Zapatero ganhou o pleito por uma vantagem de 4,9% em relação a Rajoy. A avaliação do PP na época foi que o atentado teve papel crucial crucial para a derrota e que a autoria do ataque era de fato do ETA. Durante toda a investigação do caso, tanto o partido quanto os meios de comunicação próximos ao PP levantaram diversas teses para ligar o atentado ao grupo terrorista basco. Como líder da oposição, Rajoy pediu a criação de uma comissão de investigação para analisar algumas das denúncias.
O jornal espanhol El Mundo sempre questionou as provas utilizadas no julgamento. Diversas vezes, nos anos seguintes ao atentado, o jornal tentou colocar em dúvida a autoria do ataque. Em mais de uma entrevista exclusiva ao jornal, o mineiro que ajudou o grupo terrorista, José Emilio Suárez Trashorras, ligou as explosões ao ETA ou a um golpe de Estado velado. Entretanto, no dia 13 de setembro de 2006, o jornal El País divulgou uma conversa telefônica em que Trashorras diz a parentes que “enquanto o jornal El Mundo pague, se eu estou fora, lhes conto [até] a Guerra Civil espanhola”.
Duplo sofrimento
Os ataques sofridos pelas vítimas e por seus parentes por parte dos meios de comunicação espanhóis, que os acusavam de utilizar a tragédia em benefício do PSOE, dificultou o trabalho de recuperação de alguns dos envolvidos. Segundo o psicólogo Antonio Cano Vindel, “as vítimas sofrem uma dupla ‘vitimização’, que é primeiro o atentado e, depois, a repercussão social, especialmente através dos meios de comunicação”.
NULL
NULL
Vindel atendeu diversas vítimas e conta que elas sofrem muito nos aniversários da tragédia. “[As vítimas] sofrem quando mostram imagens violentas do atentado e não entendem que se siga mostrando durante anos e anos porque pensam que estão explorando sua dor em prol de conseguir mais audiência”. Para ele, a dor dos sobreviventes está relacionada às imagens e revê-las ”os destrói”.
Rafael Duque/Opera Mundi
Estação Atocha do metrô madrilenho tem monumento com nomes das vítimas do atentato
Apesar de admitir que alguns dos envolvidos na tragédia seguem lutando contra os efeitos pós-traumáticos dos ataques, Vindel acredita que a sociedade espanhola já conseguiu superar o ocorrido. Para ele, os espanhóis, principalmente os habitantes de Madri, passaram por um sentimento de união e de identificação com as vítimas, semelhante ao que ocorreu em Nova York após os atentados de 11 de setembro de 2001.

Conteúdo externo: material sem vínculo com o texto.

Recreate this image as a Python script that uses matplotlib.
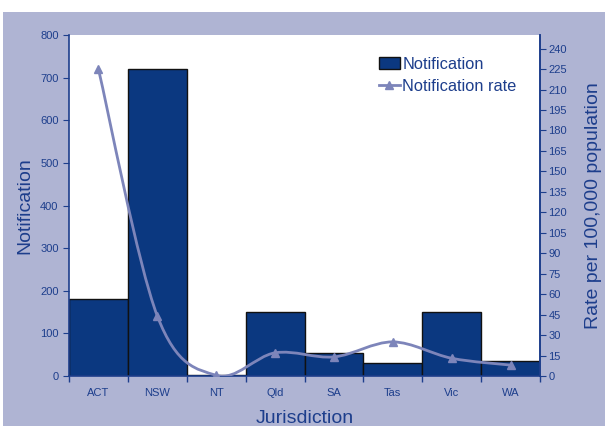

“[A população] se identifica porque tem notícias através dos meios de comunicação. Além disso, foi um atentado terrível, com quase 200 mortos que não eram milícias ou políticos, eram trabalhadores como eles, como a maioria da população, que apenas ia ao trabalho. Além do mais eram pessoas humildes e fizeram um massacre com eles. A população respondeu com muita empatia e pensando que eles também poderiam estar naqueles trens”, explica o psicólogo.